What I do know is the fascination with the character has continued to this day. I will admit to you here today, good readers, that when I saw The Dark Knight Rises in theaters last year I bawled. Not just a tear here or there but outright cried my guts out. I could not tell you exactly why. I think it was the sheer awe I felt in what they had accomplished, and somehow I knew, although I had not been privy to it as much as other Batman aficionados, that they had done the Batman justice.

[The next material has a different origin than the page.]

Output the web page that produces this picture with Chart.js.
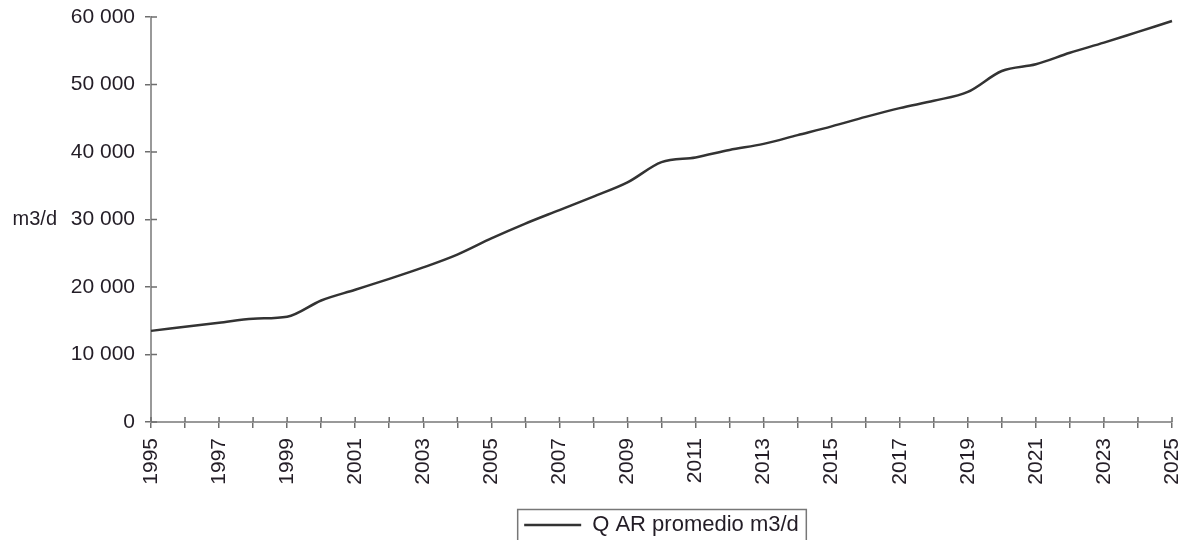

About ten years ago I was finally convinced to pick up a handful of comics that were not Buffy related. Of course I started with Batman: Year One; Arkham Asylum; Hush; the Killing Joke. All the greatest hits. Then Whedon did a story arc for X-Men and I had to read those, and Kevin Smith wrote some Green Arrows. And I had to have those. But they did not stick with me, as a reader at least. I was used to following words in novels and the pictures threw me off. Go figure. I have tried to keep at it though, and have been enjoying the fruits of Neil Gaiman’s Sandman series, which is right up my alley. Dream, Death, heaven and hell, creatures, muses.
In recent years I have been known to spend a Saturday afternoon or several watching the animated movies based on some of the books I mentioned above. Now we’re talking. Art and words and comics and all my pop culture favorites (in the form of voice actors) coming at me in the medium I am trained to follow.
Anyway it is my gnerdom that sent me traveling further down this rabbit/bat hole as my continued fandom of most things Kevin Smith brought me to his podcast network. Kevin is a bat fan. So he has an occasional podcast in which he brings in writers, producers, inkers, pencilers and even voice actors to talk about not just Batman but the how and when and why they got involved in the industry and all that stuff that keeps me up at night thinking about. He talked to people like Geoff Johns and Jeph Loeb, Jim Lee and Scott Snyder, Grant Morrison and Paul Dini. They talked about other greats like Frank Miller and Bob Kane. They talked about new story arcs and Batman the Animated Series and Batman Returns which I had also seen as an animated movie, but not in comics form. (I have since remedied that).
That brings us to what I really came here for. The two most memorable podcasts were artist Jim Lee, who I had already been well aware of from a good friend who’s mission it was every year we went to Comic Con to get a Thanos picture drawn by the man. He got said picture and good thing because now that Jim Lee is co-bigshot at DC he no longer makes appearances in artists alley though he is a staple at Comic Con. I digress again. The other podcast that hit a nerve was, of course, writer Scott Snyder’s story. Not for any other reason than the fact that he helped reboot Batman and created a new villain for him, Order of Owls. I like owls.
So DC’s New 52 was on my radar and I put my iPad’s comics apps to use, for once. Two days. I caught up on 22 Batman issues in 2 days. But I have a problem with comic books and I don’t mean it feeding on my addictive personality. The problem is story arcs. They cross titles. That owls arc I was so excited about, started in Batman, moved into Teen Titans, Batman and Robin, Nightwing, Batwoman…and 6 other titles. That is not a total exaggeration. I just spent a good chunk of money on playing catch up and now you’re telling me I have to buy $30 worth more? And that’s just for the Owls story. Two issues later and I am enthralled in Joker heaven (hell?) and that story, which has a major implications to Batman’s legacy, crossed over to other titles too! I see what you did there and I hate you DC Comics!
As I write this entry I am watching the Batman Animated series which aired in 1992. And I am doing my best not to hit any more “yes I want to purchase that item” buttons in the comics app for a little while. My inner “READ ALL THE BOOKS!” monster will have to be satiated by this form of Batman for the time being. Or the “WHERE’D ALL OUR MONEY GO!” monster will eat us all.